After the idiocy of The Purifiers, Zhang Yimou’s stunning martial arts epic Hero was a welcome relief. Set in the distant past, it opens with a nameless hero being granted an audience with a paranoid king who wishes to know how the hero rid the kingdom of three fearsome assassins who had each sworn to kill the king. But as the hero tells his tale, the king starts to suspect the hero may have a darker agenda of his own…. The film owes as much to Rashomon with it’s complex narrative structure and emphasis on the unreliability of it’s narrator as it does to Crouching Tiger, Hidden Dragon whose lyrical fight scenes and gorgeous mise-en-scene it echoes. The film is a feast of colour and spectacle but it’s central romance between assassins Tony Leung and Maggie Cheung is heart-breaking and Jet Li’s nameless charismatic hero (as playful in his storytelling as in his numerous martial arts scenes) is engaging. It is fitting that his final act of self-sacrifice gives birth to an empire whose mark the world still bears.

The overwhelming atmosphere of this year’s programme though, was one of paranoia, doubt and fear. If the rest of the world wasn’t out to get you as in Belgium’s Calvaire or Korea’s Old Boy, then it was the face looking back at you in the mirror. Marc Evans followed up his wonderfully nasty chiller My Little Eye with Trauma, a study of grief, psychosis and stalking made all the more unsettling for the performance of housewive’s choice and TV’s Mr Darcy, Colin Firth, as the fracturing personality at the film’s heart.
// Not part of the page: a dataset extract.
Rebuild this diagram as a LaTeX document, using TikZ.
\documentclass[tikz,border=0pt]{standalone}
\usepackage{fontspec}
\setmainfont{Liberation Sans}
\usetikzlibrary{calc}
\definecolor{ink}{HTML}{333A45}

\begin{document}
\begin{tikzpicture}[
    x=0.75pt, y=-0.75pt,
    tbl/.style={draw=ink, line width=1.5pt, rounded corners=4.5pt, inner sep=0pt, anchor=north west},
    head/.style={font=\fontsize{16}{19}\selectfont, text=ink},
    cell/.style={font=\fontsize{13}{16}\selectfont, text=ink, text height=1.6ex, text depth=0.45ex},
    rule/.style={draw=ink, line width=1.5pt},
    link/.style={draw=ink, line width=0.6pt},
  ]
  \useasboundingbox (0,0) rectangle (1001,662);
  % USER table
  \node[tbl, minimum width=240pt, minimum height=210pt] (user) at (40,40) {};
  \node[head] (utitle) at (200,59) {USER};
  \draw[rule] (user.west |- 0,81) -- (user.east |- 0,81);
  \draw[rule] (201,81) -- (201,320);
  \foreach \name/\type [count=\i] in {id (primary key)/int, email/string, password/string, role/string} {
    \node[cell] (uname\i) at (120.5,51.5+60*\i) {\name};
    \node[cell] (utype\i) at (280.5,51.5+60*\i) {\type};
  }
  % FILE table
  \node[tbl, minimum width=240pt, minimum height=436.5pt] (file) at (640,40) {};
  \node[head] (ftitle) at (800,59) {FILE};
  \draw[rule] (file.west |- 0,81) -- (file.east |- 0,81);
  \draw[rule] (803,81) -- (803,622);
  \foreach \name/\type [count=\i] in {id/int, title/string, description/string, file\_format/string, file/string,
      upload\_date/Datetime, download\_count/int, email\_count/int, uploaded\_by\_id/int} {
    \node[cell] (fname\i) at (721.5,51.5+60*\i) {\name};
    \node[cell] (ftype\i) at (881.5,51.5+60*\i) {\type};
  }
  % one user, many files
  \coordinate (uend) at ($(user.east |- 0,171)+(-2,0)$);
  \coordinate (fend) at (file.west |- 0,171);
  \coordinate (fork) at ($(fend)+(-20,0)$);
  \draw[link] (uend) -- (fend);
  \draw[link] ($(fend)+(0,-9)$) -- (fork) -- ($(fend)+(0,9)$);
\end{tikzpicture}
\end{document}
Just as disturbing was an emaciated Christian Bale, who lost 63 pounds for his title role in The Machinist. Bale is magnetic as the obssessed, paranoid insomniac whose guilt is literally consuming him and his eventual epiphany is a shattering experience. And Morgan Spurlock really ought to get some diet tips from him.

The secret lurking at the dark heart of Old Boy, Park Chan-wook’s follow-up to 2002’s Sympathy for Mr Vengeance is equally shattering but our journey to it is a lot more fun. In a set-up that screams high-concept Hollywood remake, we watch as an anonymous wage slave is kidnapped, framed for murder and held in Terry Waite-style isolation for 15 years before being released without explanation. His demented search for the reason behind his imprisonment, and his attempt to exact retribution, leads to bone-crunching violence, some decidedly amateur dental work and a revelation that even if you see it coming, still shocks. Calvaire on the other hand is just repellant. Playing like an episode of The League of Gentlemen (with the laughs substituted with buggery, bestiality, torture, crucifixion, cross-dressing and some more buggery), I was too afraid to heckle this film. After all, I could have been sitting next to a Belgian. And Belgium is the country that gave us serial child abuser and killer Marc Dutroux. Having seen this film, I’m not surprised.

The most satisfying film for me though wasHungarian writer/director Nimrod Antal’s debut film, Kontroll, a stylish, hyper-kinetic, fluorescent and neon-soaked ride through the Budapest subway system, with not a frame of natural light in the entire movie, Kontroll juggles the antics of a group of misfit ticket inspectors, their conflict with a rival group of inspectors, the hunt for a hooded serial killer shoving unwary travellers under trains and the troubled hero’s tentative romance with a fare-dodging girl dressed as a bear. Dark, hypnotic and shot through with a humour that’s blacker than a Budapest tunnel, Kontroll works both as a convential thriller and, on a deeper level, as a metaphysical battle between good and evil for possession of a man’s soul with the healing power of love as the redemptive force that tips the balance. The most successful Hungarian film of last year, Kontroll’s remake rights have already been snapped up by Hollywood but it’s hard to believe Jerry Bruckheimer and co. could equal the breathless intensity of Kontroll’s subterranean adventure. Do yourself a favour, see it before they remake it.